6. Dallas billionaire's Impressionist art trove fetches astounding $332 million at auction. Impressionist masterworks from late Dallas oil tycoon Edwin L. Cox valued at $200 million sold for a whopping $332 million through a Christie's auction on November 11. "The Cox Collection: The Story of Impressionism" helped power Christie's to its second-highest total for an auction ever notched in a single evening — $751.9 million. Cox, an oil and gas tycoon for whom the SMU business school is named, died November 5, 2020 at the age of 99. His collection featured works by Vincent Van Gogh, Gustave, Caillebotte, Paul Cézanne, and more.
7. Tragedy for Shakespeare Dallas as storm devastates park's amphitheater. First came coronavirus, then came Winter Storm Uri. The dangerous February weather that froze Texas and burst oh-so-many pipes was the latest hit for Shakespeare Dallas, which performs at the amphitheater in Samuell-Grand Park in East Dallas. The park was basically "inoperable," said executive and artistic director Raphael Parry. Fortunately, they made a triumphant return for the summer.
8. Hamilton, Wicked, and more big Broadway shows are Dallas-bound in 2021. Only a day after a comprehensive COVID-19 plan was outlined by the newly sworn-in President Biden in January, Dallas Summer Musicals felt optimistic enough to announce a 2021 lineup, with live, in-person touring musicals — including blockbusters Hamilton and Wicked — ostensibly coming to Dallas in August of this year. It was an ambitious announcement, as Actors' Equity Association was still mandating strict COVID standards regarding community spread and testing.

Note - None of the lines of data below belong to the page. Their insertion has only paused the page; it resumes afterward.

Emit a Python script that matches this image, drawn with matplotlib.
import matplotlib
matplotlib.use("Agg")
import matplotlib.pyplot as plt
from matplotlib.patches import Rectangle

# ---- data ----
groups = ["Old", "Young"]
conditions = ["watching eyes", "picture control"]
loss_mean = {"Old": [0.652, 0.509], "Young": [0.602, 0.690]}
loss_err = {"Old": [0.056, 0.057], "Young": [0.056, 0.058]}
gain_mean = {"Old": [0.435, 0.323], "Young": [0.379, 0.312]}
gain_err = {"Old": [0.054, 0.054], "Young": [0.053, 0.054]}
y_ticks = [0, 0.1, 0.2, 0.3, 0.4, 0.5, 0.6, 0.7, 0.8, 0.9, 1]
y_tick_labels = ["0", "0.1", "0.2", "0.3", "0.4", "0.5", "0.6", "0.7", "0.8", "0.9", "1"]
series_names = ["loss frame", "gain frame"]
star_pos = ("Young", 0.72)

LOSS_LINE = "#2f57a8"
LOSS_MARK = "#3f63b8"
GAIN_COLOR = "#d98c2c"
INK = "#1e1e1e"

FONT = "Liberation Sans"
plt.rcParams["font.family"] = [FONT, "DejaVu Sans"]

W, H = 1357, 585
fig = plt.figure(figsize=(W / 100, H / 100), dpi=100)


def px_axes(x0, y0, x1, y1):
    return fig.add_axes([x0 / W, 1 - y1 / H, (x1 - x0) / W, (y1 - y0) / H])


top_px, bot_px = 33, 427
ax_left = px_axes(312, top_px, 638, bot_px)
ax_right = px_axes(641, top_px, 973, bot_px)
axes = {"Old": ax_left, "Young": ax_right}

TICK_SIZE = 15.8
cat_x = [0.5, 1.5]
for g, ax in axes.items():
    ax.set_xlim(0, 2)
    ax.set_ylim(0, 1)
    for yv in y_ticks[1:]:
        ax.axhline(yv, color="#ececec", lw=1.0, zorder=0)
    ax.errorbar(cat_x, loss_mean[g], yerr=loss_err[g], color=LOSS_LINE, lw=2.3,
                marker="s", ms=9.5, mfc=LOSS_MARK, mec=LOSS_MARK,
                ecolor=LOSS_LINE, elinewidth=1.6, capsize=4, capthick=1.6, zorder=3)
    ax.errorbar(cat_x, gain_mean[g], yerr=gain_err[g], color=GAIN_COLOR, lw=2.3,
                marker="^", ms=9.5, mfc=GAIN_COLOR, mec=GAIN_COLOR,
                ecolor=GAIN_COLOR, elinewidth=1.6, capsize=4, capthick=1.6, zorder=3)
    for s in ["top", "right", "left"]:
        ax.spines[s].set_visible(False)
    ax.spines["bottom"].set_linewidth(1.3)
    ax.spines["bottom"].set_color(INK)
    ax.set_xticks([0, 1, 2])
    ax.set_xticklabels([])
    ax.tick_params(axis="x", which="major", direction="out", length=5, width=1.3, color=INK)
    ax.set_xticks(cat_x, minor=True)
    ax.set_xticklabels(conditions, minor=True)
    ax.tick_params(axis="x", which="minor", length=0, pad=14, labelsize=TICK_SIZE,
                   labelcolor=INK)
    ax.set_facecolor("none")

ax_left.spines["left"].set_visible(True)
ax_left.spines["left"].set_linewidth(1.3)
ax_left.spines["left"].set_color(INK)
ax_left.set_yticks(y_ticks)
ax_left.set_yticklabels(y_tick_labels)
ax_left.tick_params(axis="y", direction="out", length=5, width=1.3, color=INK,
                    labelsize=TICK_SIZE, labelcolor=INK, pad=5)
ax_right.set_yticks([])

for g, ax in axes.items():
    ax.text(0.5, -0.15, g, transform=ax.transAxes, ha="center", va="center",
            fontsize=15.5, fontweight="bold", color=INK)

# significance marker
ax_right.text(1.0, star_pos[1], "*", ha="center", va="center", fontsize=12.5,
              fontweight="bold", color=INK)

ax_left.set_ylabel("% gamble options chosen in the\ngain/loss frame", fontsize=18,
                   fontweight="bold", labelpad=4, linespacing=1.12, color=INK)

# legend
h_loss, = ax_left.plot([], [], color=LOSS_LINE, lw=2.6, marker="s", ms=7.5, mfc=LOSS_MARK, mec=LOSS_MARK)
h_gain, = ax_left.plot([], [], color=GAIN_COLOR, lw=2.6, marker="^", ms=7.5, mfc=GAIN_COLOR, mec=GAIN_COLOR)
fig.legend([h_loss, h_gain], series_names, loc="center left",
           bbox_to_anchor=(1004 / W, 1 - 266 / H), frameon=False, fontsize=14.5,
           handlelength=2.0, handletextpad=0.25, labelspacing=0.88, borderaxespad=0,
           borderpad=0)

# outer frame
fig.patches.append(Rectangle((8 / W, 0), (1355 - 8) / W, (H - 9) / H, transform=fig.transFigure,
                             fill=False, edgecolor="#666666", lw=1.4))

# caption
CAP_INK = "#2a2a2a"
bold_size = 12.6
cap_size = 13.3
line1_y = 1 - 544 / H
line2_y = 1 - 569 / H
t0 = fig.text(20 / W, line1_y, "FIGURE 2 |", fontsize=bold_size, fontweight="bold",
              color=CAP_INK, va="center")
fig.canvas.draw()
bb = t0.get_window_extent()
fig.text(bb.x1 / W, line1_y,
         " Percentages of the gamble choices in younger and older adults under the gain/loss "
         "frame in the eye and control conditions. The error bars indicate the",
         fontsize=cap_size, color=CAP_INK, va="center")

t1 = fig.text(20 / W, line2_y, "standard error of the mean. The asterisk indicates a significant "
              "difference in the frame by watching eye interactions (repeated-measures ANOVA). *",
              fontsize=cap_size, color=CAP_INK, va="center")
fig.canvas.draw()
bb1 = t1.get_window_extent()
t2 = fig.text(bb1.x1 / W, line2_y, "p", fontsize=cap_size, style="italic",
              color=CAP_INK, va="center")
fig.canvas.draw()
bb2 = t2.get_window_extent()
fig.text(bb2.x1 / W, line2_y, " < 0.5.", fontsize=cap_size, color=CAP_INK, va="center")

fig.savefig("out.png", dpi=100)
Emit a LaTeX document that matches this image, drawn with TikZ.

9. New immersive experience will bring the paintings of Frida Kahlo alive in Dallas. Proving that Dallas loves Frida Kahlo, she made a second appearance in our top stories list in November. It was announced that art lovers would have the chance to step inside the world of the iconic artist when the exhibition "Frida: Immersive Dream comes to Dallas" in spring 2022. The exhibition will take place from February 3 to at least April 17 at Lighthouse Dallas.
10. Firehouse Theatre's artistic director resigns after COVID-19 show scandal. Artistic and education director Derek Whitener resigned from The Firehouse Theatre in Farmers Branch, according to a notice that briefly appeared on the company's website. The announcement was dated two weeks after The Firehouse's production of Back to the '80s! was suddenly canceled in October 2020 due to a COVID-19 outbreak, and the theater lost it Equity status from Actors' Equity Association. The theater stepped up its safety protocols and released a 2021 musical season in April.